Subsonic audio (20 Hz and lower) is present in some of the best bass and percussion of jazz and rock music, and even classical (1812 Overture for example). It also enriches sound effects of games like explosions, or the Mother Ship (my creation) in Rescue On Fractalis and countless later games.

Rock concerts and clubs have used big woofer arrays and awesome wattage and huge expense. It's not relevant to games but mention belongs in this context.

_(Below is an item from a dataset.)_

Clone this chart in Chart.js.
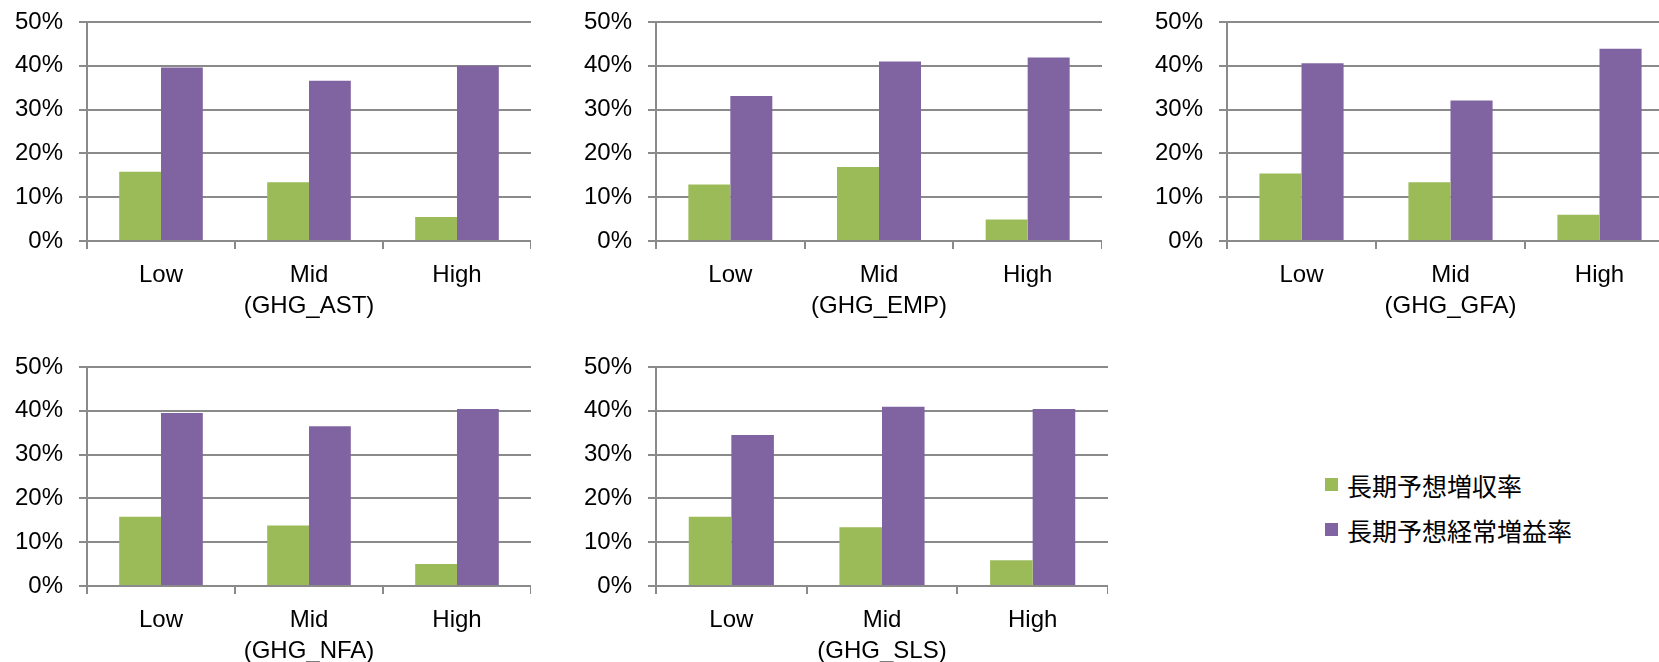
<!DOCTYPE html>
<html>
<head>
<meta charset="utf-8">
<script src="https://cdn.jsdelivr.net/npm/chart.js@4/dist/chart.umd.min.js"></script>
<style>
  html, body { margin:0; padding:0; background:#fff; }
  body { width:1659px; height:662px; overflow:hidden; position:relative; }
  canvas { position:absolute; }
  .legend { position:absolute; left:1325px; top:462px; font-family:"Noto Sans CJK JP", sans-serif; font-size:25px; color:#000; }
  .legend div { height:45px; display:flex; align-items:center; }
  .legend span.sw { display:inline-block; width:13px; height:13px; margin-right:9px; }
</style>
</head>
<body>
<div class="legend" id="legend"></div>
<script>
// series and categories
const seriesNames = ['長期予想増収率', '長期予想経常増益率'];
const seriesColors = ['#9BBB59', '#8064A2'];
const tiers = ['Low', 'Mid', 'High'];
const panelNames = ['GHG_AST', 'GHG_EMP', 'GHG_GFA', 'GHG_NFA', 'GHG_SLS'];
const yTicks = [0, 10, 20, 30, 40, 50];

// values in %
const salesGrowth = [
  [15.8, 13.4, 5.5],   // AST
  [12.9, 16.9, 4.9],   // EMP
  [15.4, 13.4, 6.0],   // GFA
  [15.8, 13.8, 5.0],   // NFA
  [15.8, 13.4, 5.9]    // SLS
];
const profitGrowth = [
  [39.6, 36.6, 40.0],
  [33.1, 41.0, 41.9],
  [40.6, 32.1, 43.9],
  [39.5, 36.5, 40.4],
  [34.5, 40.9, 40.4]
];

// canvas boxes: left, top, width, height
// (y scale reserves 30px above the plot for its top label + padding)
const boxes = [
  [0,    -8,  531, 339],
  [569,  -8,  533, 339],
  [1140, -8,  534, 339],
  [0,    337, 531, 339],
  [569,  337, 539, 339]
];

const GRID = '#8a8a8a';
const FONT = { family: '"Liberation Sans", Arial, sans-serif', size: 24, lineHeight: '28px' };

panelNames.forEach((name, i) => {
  const b = boxes[i];
  const cv = document.createElement('canvas');
  cv.width = b[2]; cv.height = b[3];
  cv.style.left = b[0] + 'px'; cv.style.top = b[1] + 'px';
  document.body.appendChild(cv);

  const labels = tiers.map(t => t === 'Mid' ? ['Mid', '(' + name + ')'] : t);
  new Chart(cv.getContext('2d'), {
    type: 'bar',
    data: {
      labels,
      datasets: [
        { label: seriesNames[0], data: salesGrowth[i], backgroundColor: seriesColors[0] },
        { label: seriesNames[1], data: profitGrowth[i], backgroundColor: seriesColors[1] }
      ]
    },
    options: {
      responsive: false,
      animation: false,
      layout: { padding: 0 },
      datasets: { bar: { categoryPercentage: 0.565, barPercentage: 1.0, borderWidth: 0 } },
      plugins: { legend: { display: false }, tooltip: { enabled: false } },
      scales: {
        x: {
          grid: { display: true, drawOnChartArea: false, drawTicks: true, tickLength: 8, color: GRID, lineWidth: 2, offset: true },
          border: { display: true, color: GRID, width: 2 },
          ticks: { color: '#000', font: { ...FONT, lineHeight: '31px' }, padding: 11, maxRotation: 0, autoSkip: false },
          afterFit: s => { s.height = 90; }
        },
        y: {
          min: 0, max: 50,
          afterBuildTicks: s => { s.ticks = yTicks.map(v => ({ value: v })); },
          grid: { color: GRID, lineWidth: 2, tickLength: 8 },
          border: { display: true, color: GRID, width: 2 },
          ticks: { color: '#000', font: FONT, padding: 16, callback: v => v + '%' },
          afterFit: s => { s.width = 87; }
        }
      }
    }
  });
});

// legend
const lg = document.getElementById('legend');
seriesNames.forEach((n, k) => {
  const row = document.createElement('div');
  row.innerHTML = '<span class="sw" style="background:' + seriesColors[k] + '"></span>' + n;
  lg.appendChild(row);
});
</script>
</body>
</html>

But for tiny venues like arcades, much less expensive subsonics can be made with horn enclosures comparable to the Klipsch and Electrovoice folded designs. Ordinary bass speaker designs have often boosted efficiency by porting, effectively resulting in a low frequency resonant enclosure with a notch filter (tuned port) at the resonance. This allows cheap speaker designs (higher profit from mfr. viewpoint) to have more oomph. Automobile speakers similarly use resonant enclosures without port. This makes them loud but their bass tends to sound one-note. To serve these ubiquitous designs, much modern music uses a portamento on the bass, guaranteed to hit the resonance of such a car woofer though that frequency varies widely with installation. I don't advocate using these car stereo principles, but car speakers can be useful to line the inside of an arcade game enclosure (as "direct radiators" with infinite baffles) so that sound can be FELT without deafening you or the guy in the game unit beside you.

Sometimes "sub-woofer" add-ons to computer systems, either tuned port cabinets or "infinite baffle" (airtight) make for a quick solution. The infinite baffle is inefficient so a powerful speaker is needed for modest output. However, the incentive to use that is high fidelity and phase coherence of subharmonics and tight pulse response. Things like delays have to be managed and accounted for, but my point is, for a small venue, an infinite baffle subwoofer with a folded horn in front such as a hypex curve, achieves efficiency and richness of sound, though expensive per acoustic watt output.

The above I learned from a physicist friend who did research with Cerwin Vega years ago.

OK, however you do it, some principles will be universal. Bass and subsonics propagate omnidirectionally (higher frequencies are increasingly directional) so they're hard to contain. Our ears respond differently at varying sound pressure (decibel) levels. I've highlighted subsonics (approximated) in purple.


Subsonics are necessary but hard to contain in a crowded gallery. However, it's possible to NULLIFY low frequencies with additional speakers, beyond the scope to explain here, but suffice to say acoustic design is a key subject for gallery designers.